A New Way to be Family

Click here for a “How To” on this same subject.

Upon relocating back to the United States, Matt and I made the very easy decision to move a few townhouses down from our good friends, the Dickerson family.   If the Dickersons sound familiar, they should.  They lived just a few houses down from us in Morocco and we became fast friends there, as expats tend to do.  We even considered ourselves “family.”

Less than a year after they left Morocco, a townhouse opened up in the Dickerson’s neighborhood in Northern Virginia (ahem…it was just 4 units down).  We jumped on it immediately.  Matt signed the lease before I ever set eyes on the place, which just tells you how little the house mattered compared to the opportunity to get the gang back together again.


The whole gang.

Although the choice to move so close was a no-brainer for us, I harbored a few silent fears about how this arrangement might work.  What if there are conflicts?  Will we be able to carve out lives separate from them?  How are we going to navigate the different ways our families operate and communicate?  Because while we are like-minded in many ways, we are also separate (and very different) entities.

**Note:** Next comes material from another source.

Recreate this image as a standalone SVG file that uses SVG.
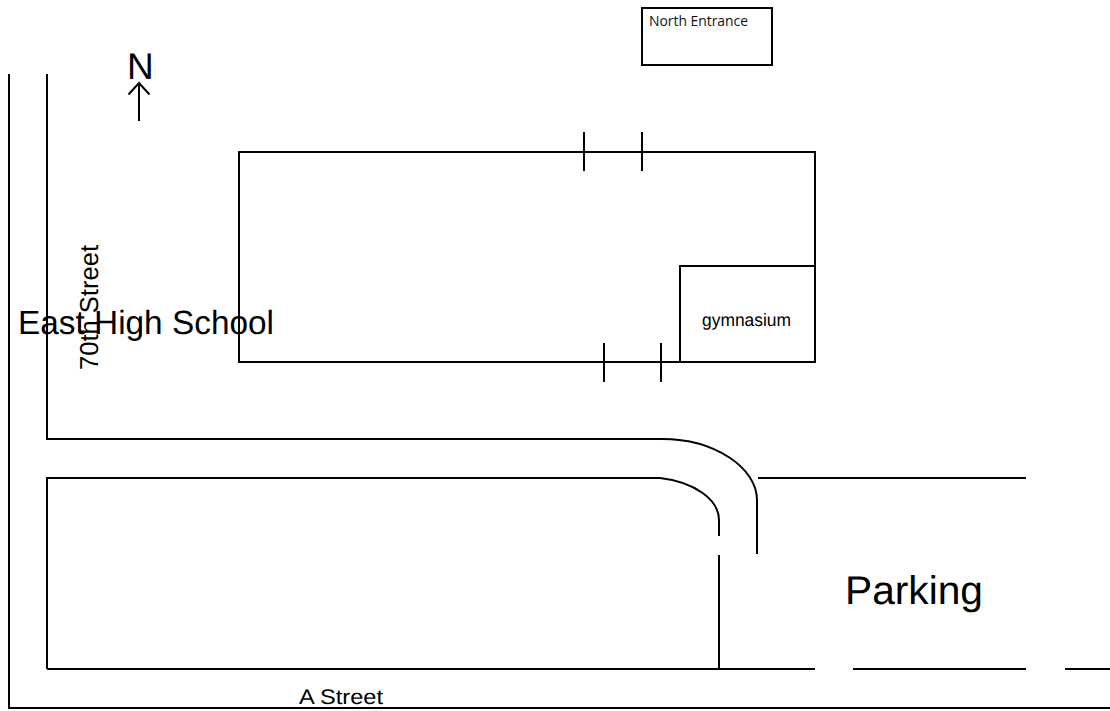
<svg xmlns="http://www.w3.org/2000/svg" width="1110" height="711" viewBox="0 0 1110 711">
<style>
.l{fill:none;stroke:#000;stroke-width:2}
.t{font-family:"Liberation Sans",Arial,sans-serif;fill:#000;text-rendering:geometricPrecision}
</style>
<rect width="1110" height="711" fill="#fff"/>
<g id="connectors">
<path class="l" d="M9 74V708H1110"/>
<path class="l" d="M47 74V439H662C715 439 757 468 757 500V554"/>
<path class="l" d="M47 669V478H660C695 482 719 500 719 520V536"/>
<path class="l" d="M719 555V669H47"/>
<path class="l" d="M758 478H1026"/>
<path class="l" d="M719 669H815M853 669H1026M1065 669H1110"/>
<path fill="none" stroke="#000" stroke-width="2" d="M139 121V83M128.500 94.500 139 83 149.500 94.500"/>
</g>
<g id="school">
<path class="l" d="M239 152H815V362H239Z"/>
<path class="l" d="M584 132V171M642 132V171M604 343V382M661 343V382"/>
<text class="t" x="18" y="334" font-size="33.500" textLength="256" lengthAdjust="spacingAndGlyphs">East High School</text>
</g>
<g id="gymnasium">
<path class="l" d="M815 266H680V362"/>
<text class="t" x="702" y="325.500" font-size="18" textLength="89" lengthAdjust="spacingAndGlyphs">gymnasium</text>
</g>
<g id="north-entrance">
<rect x="642" y="8" width="130" height="57" fill="#fff" stroke="#000" stroke-width="2"/>
<text x="649" y="26" font-size="14" fill="#111" font-family="'Open Sans','Noto Sans',sans-serif" textLength="99" lengthAdjust="spacingAndGlyphs">North Entrance</text>
</g>
<g id="north"><text class="t" x="127" y="79" font-size="37">N</text></g>
<g id="street-70"><text class="t" transform="translate(98 370) rotate(-90)" font-size="26" textLength="125" lengthAdjust="spacingAndGlyphs">70th Street</text></g>
<g id="a-street"><text class="t" x="299" y="704" font-size="21" textLength="84" lengthAdjust="spacingAndGlyphs">A Street</text></g>
<g id="parking"><text class="t" x="845" y="604" font-size="40" textLength="138" lengthAdjust="spacingAndGlyphs">Parking</text></g>
</svg>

Nearly a year has gone by and several friends have asked how it’s been.  Perhaps I’ve detected a note of skepticism in their voices.  My honest response has always been, “It’s incredible.  We love it.”  It hasn’t always been easy, but it’s always been worth it.


A and Thomas

First, let me describe how closely our lives are intertwined.  For one, our doors are almost always open during the day (don’t read that part, mom) (also, don’t read that part, criminals).  That’s so we can just walk in unannounced and borrow fish sticks, or retrieve the 10 items we left there from the night before, or rant about something that came across our facebook feeds.  The kids just shuffle back and forth all day, depending on which house is more interesting.  We shop for each other.  We share childcare duties.  We often put our kids to nap at each others’ house.  I would estimate that we have dinner together at least 4-5 nights a week.  We go to the same church, same doctor, same gym and we listen to the same podcasts.  Because with whom else would we discuss them?


Joe is about to pull an all-nighter with Carolyn…


…when this unexpected accident happened on the camping trip.

If you’re thinking, “whoa, that’s a lot,” you’d be right, but if you’ve ever been at the end of your rope and had an Ashleigh swoop in to remove an offending child, you’d understand the benefits.  She didn’t even ask.  She just knew.


I also call Ashleigh when I find a spider.

When I look around at other moms in my similar situation or when I recall my time overseas, I am baffled by how isolated American mothering culture can be.  In Tanzania and Morocco, it’s strange to raise your kids without help from others.  Even the expat culture is sold on the idea of help in one form or another.  So when we were preparing to move home, I couldn’t fathom what mothering in the US would look like all alone.  It seemed not just difficult and lonely, but, well…unnatural.

Ashleigh loving on my son.

Ashleigh loving on my son.

But it’s not just moms who can feel isolated.  With federal employees spread all over the giant DC metro area, it’s unlikely Matt will be forging deep relationships with his coworkers.  And at our stage in life, it’s hard for him even to make friends at church.  So little time is available.  Yet, Joe is just a stone’s throw away.  Even Carolyn and William, whose fledgling relationships I tend to discount, garner so much from their siblingship with the Dickerson kids.  It helps us all feel connected at a time when leaving the house can feel like an insurmountable object.



Over the past year, we have struggled to make friends in our new area outside of our little bubble.  And there have been a number of bumps.  A few awkward (sometimes hurtful) moments.  It’s a little scary to have the layers of your own on onion peeled back for all the Dickerson-world to see.  They are more acquainted with our flaws than I imagined anyone would ever be.  But we are learning to be quick to forgive.  And quick to say “sorry.”  And to be more humble.  And to hold things we treasure more loosely.  And to ask for help.  The list goes on…and the work is never finished.


The Dickerson kids’ love language is physical touch. We tolerate this as much as possible.

It’s true.  We all need family.  And, we don’t always have the option to be near the families that reared us.  So this is the family we’ve made for ourselves.  Our little family would probably be hanging in there just fine without the Dickersons.  But we are so rich.  Why would we ever want that?